Problem: Each year, a million Americans suffer infections related to medical devices such as the intravenous lines that deliver chemotherapy and liquid nutrition. Adding slow-release antibiotic coatings to the devices helps prevent such infections, but the coatings become inactive when all the drugs have been released, and bacteria can become resistant to them.
Solution: As a graduate student at MIT, Christopher Loose created a design tool to optimize formulations of naturally occurring antibiotics called antimicrobial peptides (AMPs), and developed a way to use them in medical devices. Found in bacteria, human sweat, and plants, these short proteins puncture bacteria like balloons. The mechanism is nonspecific, so microbes have trouble developing resistance to the peptides.

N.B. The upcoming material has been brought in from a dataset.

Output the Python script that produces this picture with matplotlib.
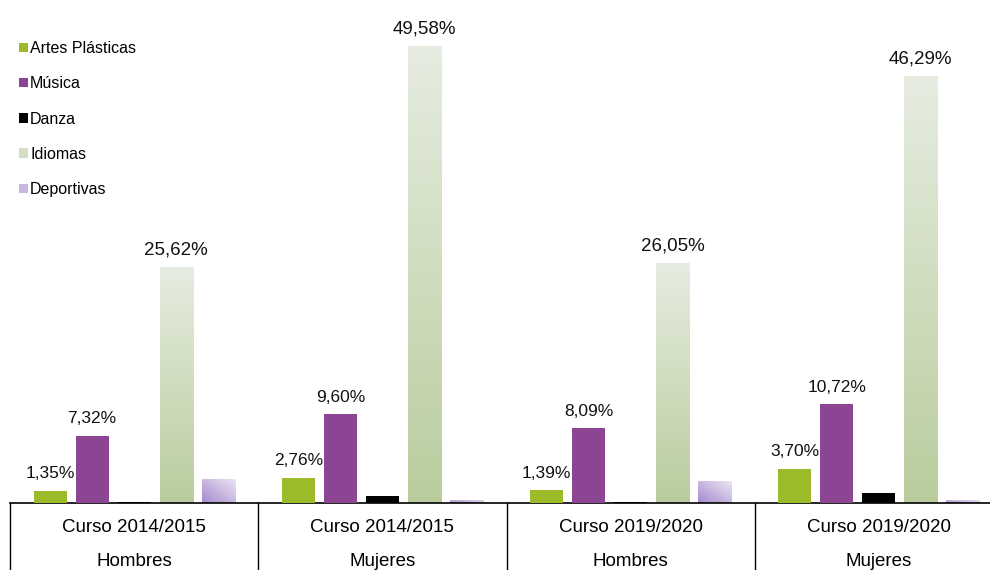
import numpy as np
import matplotlib.pyplot as plt
from matplotlib.patches import Patch
from matplotlib.colors import LinearSegmentedColormap
import matplotlib.transforms as mtransforms

plt.rcParams['font.family'] = ['Liberation Sans', 'DejaVu Sans']

# data
cursos = ['Curso 2014/2015', 'Curso 2014/2015', 'Curso 2019/2020', 'Curso 2019/2020']
sexo = ['Hombres', 'Mujeres', 'Hombres', 'Mujeres']
series = ['Artes Plásticas', 'Música', 'Danza', 'Idiomas', 'Deportivas']
artes = [1.35, 2.76, 1.39, 3.70]
musica = [7.32, 9.60, 8.09, 10.72]
danza = [0.15, 0.75, 0.10, 1.05]
idiomas = [25.62, 49.58, 26.05, 46.29]
deportivas = [2.60, 0.35, 2.35, 0.30]
labelled = [True, True, False, True, False]

values = [artes, musica, danza, idiomas, deportivas]
colors = ['#9bbb2a', '#8b4592', '#000000', '#d2dfc4', '#c8b9e1']

fig = plt.figure(figsize=(9.9, 5.7), dpi=100)
ax = fig.add_axes([10 / 990, 67 / 570, 993 / 990, 503 / 570])

step = 0.169
width = 0.133
x = np.arange(len(cursos))

cm_idiomas = LinearSegmentedColormap.from_list('id', ['#b9cd9e', '#e6ece0'])
cm_dep = LinearSegmentedColormap.from_list('dep', ['#a68acd', '#ebe5f2'])


def gradient_bar(bar, cmap, diagonal=False):
    x0, y0 = bar.get_x(), bar.get_y()
    w, h = bar.get_width(), bar.get_height()
    n = 64
    if diagonal:
        gx, gy = np.meshgrid(np.linspace(0, 1, n), np.linspace(0, 1, n))
        grad = (gx + gy) / 2
    else:
        grad = np.linspace(0, 1, n).reshape(-1, 1)
    im = ax.imshow(grad, cmap=cmap, origin='lower', aspect='auto',
                   extent=[x0, x0 + w, y0, y0 + h], zorder=2, interpolation='bilinear')
    im.set_clip_path(bar)
    bar.set_facecolor('none')


for i, (name, vals, col) in enumerate(zip(series, values, colors)):
    pos = x + (i - 2) * step
    bars = ax.bar(pos, vals, width, color=col, label=name, zorder=3)
    if name == 'Idiomas':
        for b in bars:
            gradient_bar(b, cm_idiomas)
    elif name == 'Deportivas':
        for b in bars:
            gradient_bar(b, cm_dep, diagonal=True)
    if labelled[i]:
        fs = 13.5 if name == 'Idiomas' else 12.5
        for p, v in zip(pos, vals):
            ax.annotate(f'{v:.2f}%'.replace('.', ','), (p, v), xytext=(0, 9),
                        textcoords='offset points', ha='center', va='baseline',
                        fontsize=fs, color='#111111')

ax.set_xlim(-0.5, 3.5)
ax.set_ylim(0, 54.56)
for s in ['top', 'right', 'left']:
    ax.spines[s].set_visible(False)
ax.spines['bottom'].set_linewidth(1.2)
ax.set_xticks([])
ax.set_yticks([])

# two-level category axis
trans = mtransforms.blended_transform_factory(ax.transData, ax.transAxes)
for b in np.arange(-0.5, 4.0, 1.0):
    ax.plot([b, b], [0, -0.14], color='black', lw=1, transform=trans, clip_on=False)
for xi, c, s in zip(x, cursos, sexo):
    ax.text(xi, -24 / 503, c, transform=trans, ha='center', va='center', fontsize=13.5)
    ax.text(xi, -58 / 503, s, transform=trans, ha='center', va='center', fontsize=13.5)

handles = [Patch(facecolor=c, label=n) for n, c in zip(series, colors)]
fig.legend(handles=handles, loc='upper left', bbox_to_anchor=(11 / 990, 1 - 33 / 570),
           frameon=False, fontsize=11.5, handlelength=0.55, handleheight=0.55,
           handletextpad=0.15, labelspacing=1.27, borderpad=0)

fig.savefig('out.png', dpi=100)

But AMPs are too expensive for routine oral or intravenous use. So Loose incorporated optimized peptides into coatings for medical devices, which are effective with a small amount of peptide. When bacteria approach a hip implant or catheter coated with the peptides, they “see a bed of nails,” says Loose. The coating doesn’t release the drugs the way typical antibacterial coatings do, so its activity is potentially permanent. Loose founded SteriCoat to commercialize the technology and is currently its chief technology officer; the company is testing coated intravenous lines in animals and hopes to bring them to market in 2011.